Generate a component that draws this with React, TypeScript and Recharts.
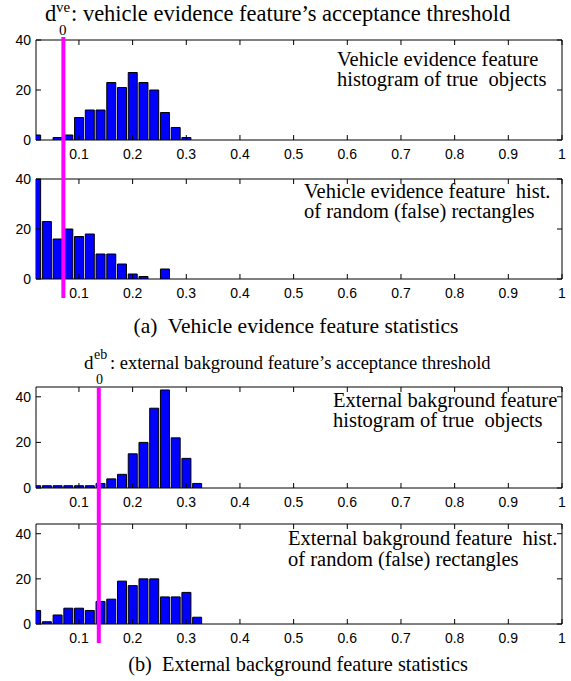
import React from 'react';
import { BarChart, Bar, XAxis, YAxis, ReferenceLine, ReferenceArea } from 'recharts';

// Histogram bin centres shared by all four panels
const binCenters = [0.02, 0.04, 0.06, 0.08, 0.1, 0.12, 0.14, 0.16, 0.18, 0.2, 0.22, 0.24, 0.26, 0.28, 0.3, 0.32];

// Vehicle evidence feature: true objects / random rectangles
const vehicleTrue = [2, 0, 1, 2, 9, 12, 12, 23, 21, 27, 23, 20, 11, 5, 1, 0];
const vehicleRandom = [40, 23, 16, 20, 17, 18, 10, 10, 6, 2, 1, 0, 4, 0, 0, 0];

// External background feature: true objects / random rectangles
const backgroundTrue = [1, 1, 1, 1, 1, 1, 2, 4, 6, 15, 20, 35, 43, 22, 13, 2];
const backgroundRandom = [6, 1, 4, 7, 7, 6, 10, 11, 19, 17, 20, 20, 12, 12, 14, 3];

const xTicks = [0.1, 0.2, 0.3, 0.4, 0.5, 0.6, 0.7, 0.8, 0.9, 1];
const yTicks = [0, 20, 40];
const xDomain: [number, number] = [0.02, 1];

// Acceptance thresholds
const vehicleThreshold = 0.071;
const backgroundThreshold = 0.137;

const W = 571;
const H = 681;
const PLOT_LEFT = 36;
const PLOT_RIGHT = 9;
const TICK_LEN = 5;
const SANS = '"Liberation Sans", Arial, Helvetica, sans-serif';
const SERIF = '"Liberation Serif", "Times New Roman", Times, serif';

const fmtX = (v: number) => (v === 1 ? '1' : v.toFixed(1));

type PanelProps = {
  values: number[];
  yMax: number;
  top: number;
  height: number;
  plotTop: number;
  plotH: number;
  threshold: number;
  lineUp: number;
  lineDown: number;
};

function Panel({ values, yMax, top, height, plotTop, plotH, threshold, lineUp, lineDown }: PanelProps) {
  const data = binCenters.map((x, i) => ({ x, count: values[i] }));
  const plotW = W - PLOT_LEFT - PLOT_RIGHT;
  const bottomSpace = height - plotTop - plotH;

  const XTick = (p: any) => {
    const { x, y, payload } = p;
    return (
      <g>
        <line x1={x} y1={y} x2={x} y2={y - TICK_LEN} stroke="#000" strokeWidth={1} />
        <line x1={x} y1={y - plotH} x2={x} y2={y - plotH + TICK_LEN} stroke="#000" strokeWidth={1} />
        <text x={x} y={y + 19} textAnchor="middle" fontFamily={SANS} fontSize={14} fill="#000">
          {fmtX(payload.value)}
        </text>
      </g>
    );
  };

  const YTick = (p: any) => {
    const { x, y, payload } = p;
    return (
      <g>
        <line x1={x} y1={y} x2={x + TICK_LEN} y2={y} stroke="#000" strokeWidth={1} />
        <line x1={x + plotW} y1={y} x2={x + plotW - TICK_LEN} y2={y} stroke="#000" strokeWidth={1} />
        <text x={x - 5} y={y + 5} textAnchor="end" fontFamily={SANS} fontSize={14} fill="#000">
          {payload.value}
        </text>
      </g>
    );
  };

  const ThresholdLine = (p: any) => {
    const lo = Math.min(p.y1, p.y2);
    const hi = Math.max(p.y1, p.y2);
    return <line x1={p.x1} x2={p.x2} y1={lo - lineUp} y2={hi + lineDown} stroke="#ff00ff" strokeWidth={4} />;
  };

  return (
    <div style={{ position: 'absolute', left: 0, top, width: W, height }}>
      <BarChart
        width={W}
        height={height}
        data={data}
        margin={{ top: plotTop, right: PLOT_RIGHT, left: 0, bottom: 0 }}
      >
        <XAxis
          type="number"
          dataKey="x"
          domain={xDomain}
          ticks={xTicks}
          allowDataOverflow
          interval={0}
          height={bottomSpace}
          tickSize={0}
          tickMargin={0}
          axisLine={false}
          tickLine={false}
          tick={XTick}
        />
        <YAxis
          type="number"
          domain={[0, yMax]}
          ticks={yTicks}
          allowDataOverflow
          interval={0}
          width={PLOT_LEFT}
          tickSize={0}
          tickMargin={0}
          axisLine={false}
          tickLine={false}
          tick={YTick}
        />
        <Bar dataKey="count" fill="#0000ff" stroke="#000" strokeWidth={1} barSize={9} isAnimationActive={false} />
        <ReferenceArea x1={xDomain[0]} x2={xDomain[1]} y1={0} y2={yMax} fill="none" stroke="#000" strokeWidth={1} />
        <ReferenceLine x={threshold} stroke="#ff00ff" strokeWidth={4} ifOverflow="visible" shape={ThresholdLine} />
      </BarChart>
    </div>
  );
}

const noteStyle = { fontFamily: SERIF, fontSize: 20.5, whiteSpace: 'pre' as const };

export default function App() {
  return (
    <div style={{ position: 'fixed', left: 0, top: 0, width: W, height: H, background: '#fff', overflow: 'hidden' }}>
      <Panel values={vehicleTrue} yMax={40} top={0} height={170} plotTop={40} plotH={100} threshold={vehicleThreshold} lineUp={3} lineDown={20} />
      <Panel values={vehicleRandom} yMax={40} top={160} height={150} plotTop={19} plotH={100} threshold={vehicleThreshold} lineUp={19} lineDown={19} />
      <Panel values={backgroundTrue} yMax={44.3} top={370} height={150} plotTop={17} plotH={101} threshold={backgroundThreshold} lineUp={0} lineDown={22} />
      <Panel values={backgroundRandom} yMax={44.3} top={510} height={150} plotTop={14} plotH={100} threshold={backgroundThreshold} lineUp={14} lineDown={19} />

      <svg width={W} height={H} style={{ position: 'absolute', left: 0, top: 0, pointerEvents: 'none' }}>
        <g fontFamily={SERIF} fill="#000">
          {/* title (a) */}
          <text x={45} y={21} fontSize={22.5}>d</text>
          <text x={56} y={12} fontSize={15}>ve</text>
          <text x={59} y={35} fontSize={15}>0</text>
          <text x={71} y={21} fontSize={22.5}>: vehicle evidence feature’s acceptance threshold</text>

          <text x={337} y={66} style={noteStyle}>Vehicle evidence feature</text>
          <text x={337} y={86} style={noteStyle}>histogram of true  objects</text>
          <text x={304} y={198} style={noteStyle}>Vehicle evidence feature  hist.</text>
          <text x={304} y={218} style={noteStyle}>of random (false) rectangles</text>

          <text x={296} y={333} fontSize={21.5} textAnchor="middle" style={{ whiteSpace: 'pre' }}>(a)  Vehicle evidence feature statistics</text>

          {/* title (b) */}
          <text x={84} y={369} fontSize={19}>d</text>
          <text x={94} y={359} fontSize={14}>eb</text>
          <text x={96} y={384} fontSize={14}>0</text>
          <text x={110} y={369} fontSize={18.5}>: external bakground feature’s acceptance threshold</text>

          <text x={298} y={671} fontSize={20.3} textAnchor="middle" style={{ whiteSpace: 'pre' }}>(b)  External background feature statistics</text>

          <text x={333} y={407} style={noteStyle}>External bakground feature</text>
          <text x={333} y={427} style={noteStyle}>histogram of true  objects</text>
          <text x={288} y={545} style={noteStyle}>External bakground feature  hist.</text>
          <text x={288} y={566} style={noteStyle}>of random (false) rectangles</text>
        </g>
      </svg>
    </div>
  );
}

──────

» **Aim**
Return only the lines from the start of the data through the line that contains "12, 14, 3];", please, copying them exactly and omitting all pictures.

» **Response to the exercise**
Generate a component that draws this with React, TypeScript and Recharts.
import React from 'react';
import { BarChart, Bar, XAxis, YAxis, ReferenceLine, ReferenceArea } from 'recharts';

// Histogram bin centres shared by all four panels
const binCenters = [0.02, 0.04, 0.06, 0.08, 0.1, 0.12, 0.14, 0.16, 0.18, 0.2, 0.22, 0.24, 0.26, 0.28, 0.3, 0.32];

// Vehicle evidence feature: true objects / random rectangles
const vehicleTrue = [2, 0, 1, 2, 9, 12, 12, 23, 21, 27, 23, 20, 11, 5, 1, 0];
const vehicleRandom = [40, 23, 16, 20, 17, 18, 10, 10, 6, 2, 1, 0, 4, 0, 0, 0];

// External background feature: true objects / random rectangles
const backgroundTrue = [1, 1, 1, 1, 1, 1, 2, 4, 6, 15, 20, 35, 43, 22, 13, 2];
const backgroundRandom = [6, 1, 4, 7, 7, 6, 10, 11, 19, 17, 20, 20, 12, 12, 14, 3];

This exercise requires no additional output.